Researchers at Stockholm’s Karolinska Institute have discovered that the dopamine system in healthy, highly creative people is similar to that found in schizophrenics. The study, penned by Dr. Frederik Ullén and Örjan de Manzano and entitled “Thinking Outside a Less Intact Box”, indicates that certain characteristics, such as being able to make bizarre and unusual associations, are common to both.

This is not to say that every supremely talented individual must also suffer from mental illness. However, society’s fear of difference means that many great minds were never recognised as such during their lifetimes, just as many world-changing ideas seemed preposterous when first proposed: the concepts of Copernicus and Galileo, Einstein’s space-time universe, or Picasso’s geometric paintings.


With the benefit of hindsight, we know the world would be a far poorer place without such people and their ideas. So then, how do we ensure that we embrace difference and recognise genius when we see it? More importantly, how can we nurture it, if indeed that’s possible?

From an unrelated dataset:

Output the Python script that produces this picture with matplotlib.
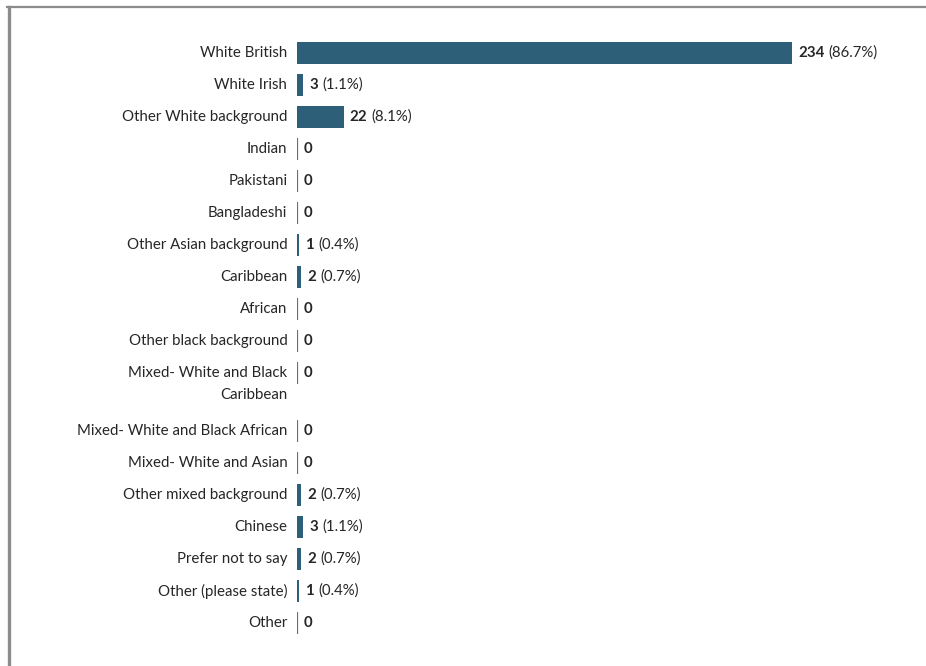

Unsurprisingly, there is no clear answer, though clues lie in the phenomenon that is the child prodigy. Biographies of many geniuses have shown that they were once child prodigies, yet unlike the Mozarts of this world, extraordinarily gifted children often fail to live up to their early promise.

Here, parents play a pivotal role. Nobel Prize-winner and MIT professor, Norbert Weiner was a child prodigy, whose parents recognised his early talents. By contrast, Weiner’s contemporary, Billy Sidis, could read eight languages by the age of six and was admitted to Harvard University at 11, yet his true potential was never realised.

As a result of over-protective parenting, he was an adolescent before he could dress himself and despite an abundance of intellectual stimulation, his family life was an unhappy one.

Like parents to child prodigies, leaders have a role to play in nurturing the talents of their employees and providing an environment where they can grow. Don’t fear difference, embrace it.

Don’t impose copy-paste formulae, listen to new ideas and allow people to experiment. By operating with tolerance and an open mind, you can create an environment where creativity can thrive.

The chances are, not every one of us is a genius in the making — But wouldn’t it be great to find out?